Dopamine – A substance with many messages
In the insect brain, dopamine-releasing nerve cells are crucial to the formation of both punished and rewarded memories
Children quickly learn to avoid negative situations and seek positive ones. But humans are not the only species capable of remembering positive and negative events; even the small brain of a fruit fly has this capacity. Dopamine-containing nerve cells connected with the mushroom body of the fly brain play a role here. Scientists from the Max Planck Institute of Neurobiology in Martinsried have identified four different types of such nerve cells. Three of the nerve cell types assume various functions in mediating negative stimuli, while the fourth enables the fly to form positive memories.
From earliest childhood we learn to avoid things that harm us and seek positive experiences instead. Aversive memory is created by experiences like pricking our finger on a rose thorn, which we remember for a long time. Conversely, the smell of fresh food is positively associated with a feeling of satiety and creates a reward memory.
Hiromu Tanimoto and his colleagues at the Max Planck Institute of Neurobiology recently localised and identified the most important types of nerve cells involved in forming positive and negative memories of a fruit fly. All four nerve cell types they discovered use dopamine to communicate with other nerve cells. The dopamine signals released by these cells are received in the mushroom body, a prominent brain structure in insect brains. “It is really surprising that similar dopamine-releasing nerve cells can play such different roles,” says Tanimoto.
The scientists investigate the functions of the individual nerve cell types in two separate studies. In the process of learning avoidance strategies, the flies were presented with an odour that was associated with a negative stimulus, a foot shock. As a result, the flies learned to avoid this odour in future.
In the next round of experiments, the scientists replaced the shock with artificial activation of defined sets of nerve cells during an odour presentation. They discovered that the transient activation of these nerve cells alone is sufficient to signal aversive stimulus in the fly brain and lead to the formation of an aversive odour memory – even when no real aversive stimulus is present.

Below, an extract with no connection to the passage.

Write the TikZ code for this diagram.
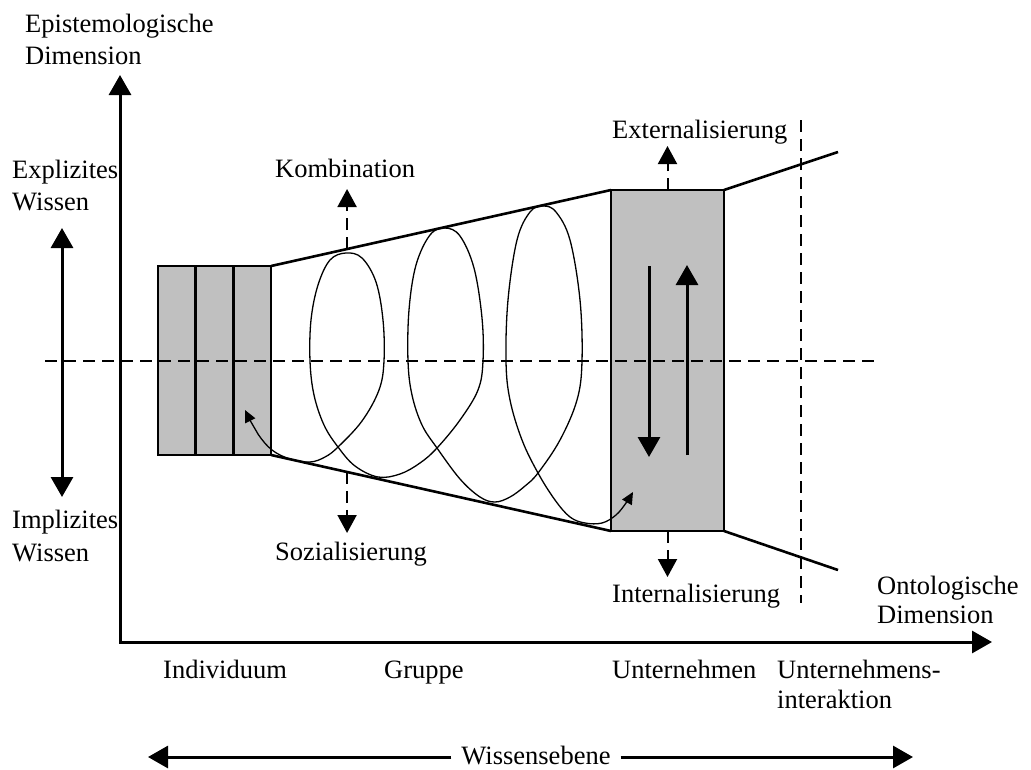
\documentclass[tikz,border=0pt]{standalone}
\usepackage{fontspec}
\setmainfont{Liberation Serif}
\usetikzlibrary{arrows.meta,calc}
\definecolor{boxgray}{RGB}{192,192,192}
\begin{document}
\begin{tikzpicture}[x=1pt,y=-1pt,
  lbl/.style={anchor=base west,inner sep=0pt,font=\fontsize{26.5}{31}\selectfont},
  bigtip/.style={line width=3pt,-{Triangle[length=20pt,width=22pt]}},
  bothtips/.style={line width=3pt,{Triangle[length=20pt,width=22pt]}-{Triangle[length=20pt,width=22pt]}},
  shaded/.style={draw,line width=2.5pt,fill=boxgray,inner sep=0pt,outer sep=0pt,anchor=north west},
  funnel/.style={line width=2.6pt},
  guide/.style={line width=2pt,dash pattern=on 12pt off 7pt},
  dasharrow/.style={guide,-{Triangle[length=18pt,width=19pt]}},
  spiral/.style={line width=1.3pt,{Triangle[length=12pt,width=11pt]}-{Triangle[length=12pt,width=11pt]}},
]
\useasboundingbox (0,0) rectangle (1031,769);

% knowledge carriers: individuals and the organisation
\node[shaded,minimum width=37.7pt,minimum height=189pt] (s1) at (158,266) {};
\node[shaded,minimum width=37.7pt,minimum height=189pt] (s2) at (s1.north east) {};
\node[shaded,minimum width=37.7pt,minimum height=189pt] (s3) at (s2.north east) {};
\node[shaded,minimum width=113pt,minimum height=341pt] (big) at (611,190) {};

% funnel outline
\coordinate (outT) at (838,152);
\coordinate (outB) at (838,570);
\draw[funnel] (s3.north east) -- (big.north west);
\draw[funnel] (s3.south east) -- (big.south west);
\draw[funnel] (big.north east) -- (outT);
\draw[funnel] (big.south east) -- (outB);

% knowledge spiral
\draw[spiral] plot[smooth,tension=0.6] coordinates {
  (245,410) (258,434) (272,450) (290,459) (310,462) (325,457) (338,447)
  (362,421) (379,390) (384,361) (383,320) (376,282) (362,258) (346,253)
  (330,260) (318,285) (311,320) (310,361) (314,395) (324,425) (338,447)
  (355,466) (378,477) (400,474) (420,463) (437,448) (460,420) (478,390)
  (483,361) (482,318) (474,268) (460,236) (445,228) (430,235) (416,265)
  (409,310) (408,361) (412,395) (422,425) (437,448) (460,479) (480,497)
  (495,502) (510,497) (525,486) (538,473) (560,440) (577,400) (582,361)
  (580,300) (570,240) (556,212) (543,206) (530,212) (517,240) (508,300)
  (506,361) (510,400) (522,440) (538,473) (555,500) (570,517) (585,523)
  (602,523) (616,515) (626,503) (633,492)};

% guide lines
\coordinate (hL) at (45,361);
\coordinate (hR) at (877,361);
\coordinate (vT) at (801,120);
\coordinate (vB) at (801,603);
\draw[guide] (hL) -- (hR);
\draw[guide] (vT) -- (vB);

% conversion arrows
\path (s3.north east) -- (big.north west) coordinate[pos=0.2235] (kBase);
\path (s3.south east) -- (big.south west) coordinate[pos=0.2235] (sBase);
\coordinate (kTip) at (347,189);
\coordinate (sTip) at (347,533);
\coordinate (eTip) at (668,146);
\coordinate (iTip) at (668,577);
\draw[dasharrow] (kBase) -- (kBase |- kTip);
\draw[dasharrow] (sBase) -- (sBase |- sTip);
\draw[dasharrow] (big.north) -- (big.north |- eTip);
\draw[dasharrow] (big.south) -- (big.south |- iTip);

% arrows inside the organisation box
\coordinate (dA) at (649,266);
\coordinate (dB) at (649,457);
\coordinate (uA) at (687,455);
\coordinate (uB) at (687,265);
\draw[bigtip] (dA) -- (dB);
\draw[bigtip] (uA) -- (uB);

% axes
\coordinate (O) at (120,642);
\coordinate (yTip) at (120,75);
\coordinate (xTip) at (992,642);
\draw[bothtips] (yTip) -- (O) -- (xTip);

% explicit / implicit arrow
\coordinate (eiT) at (62,228);
\coordinate (eiB) at (62,497);
\draw[bothtips] (eiT) -- (eiB);

% labels
\node[lbl] (epi1) at (25,32) {Epistemologische};
\node[lbl] (epi2) at (25,64) {Dimension};
\node[lbl] (ex1) at (12,178) {Explizites};
\node[lbl] (ex2) at (12,210) {Wissen};
\node[lbl] (im1) at (12,528) {Implizites};
\node[lbl] (im2) at (12,561) {Wissen};
\node[lbl] (kom) at (275,177) {Kombination};
\node[lbl] (ext) at (612,138) {Externalisierung};
\node[lbl] (soz) at (275,560) {Sozialisierung};
\node[lbl] (int) at (612,602) {Internalisierung};
\node[lbl] (ont1) at (877,594) {Ontologische};
\node[lbl] (ont2) at (877,623) {Dimension};
\node[lbl] (ind) at (163,678) {Individuum};
\node[lbl] (gru) at (384,678) {Gruppe};
\node[lbl] (unt) at (612,678) {Unternehmen};
\node[lbl] (uia1) at (777,678) {Unternehmens-};
\node[lbl] (uia2) at (777,708) {interaktion};

% level of knowledge
\node[anchor=base,inner xsep=10pt,inner ysep=0pt,font=\fontsize{26.5}{31}\selectfont] (wiss) at (536,764) {Wissensebene};
\coordinate (wl) at (148,757);
\coordinate (wr) at (913,757);
\draw[bigtip] (wiss.west |- wl) -- (wl);
\draw[bigtip] (wiss.east |- wr) -- (wr);
\end{tikzpicture}
\end{document}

The scientists were also able to demonstrate that the three types of nerves cells that are responsible for the memory of punishment fulfil different functions. A major difference here is the stability of the induced memories. One of the cell types is responsible for the long-lasting memory, while memories formed by other dopamine cells are short-lived. “Punishing events induce aversive memories with different stabilities by combining distinct dopamine cells in the fly brain” explains Tanimoto.
The same method was employed to demonstrate that another set of dopamine cells signals reward to form positive odour memory. When these cells were artificially activated, the flies remembered the smell and tried to get to the source of the odour even in the absence of sugar reward. The scientists proved that specific dopamine neurons also play a key role in this process.
The messenger substance dopamine is not only significant for fruit flies and other insects. Particularly, it is also needed for reward-based learning in humans. These new discoveries suggest that functional diversity of dopamine is a highly conserved mechanism in brains.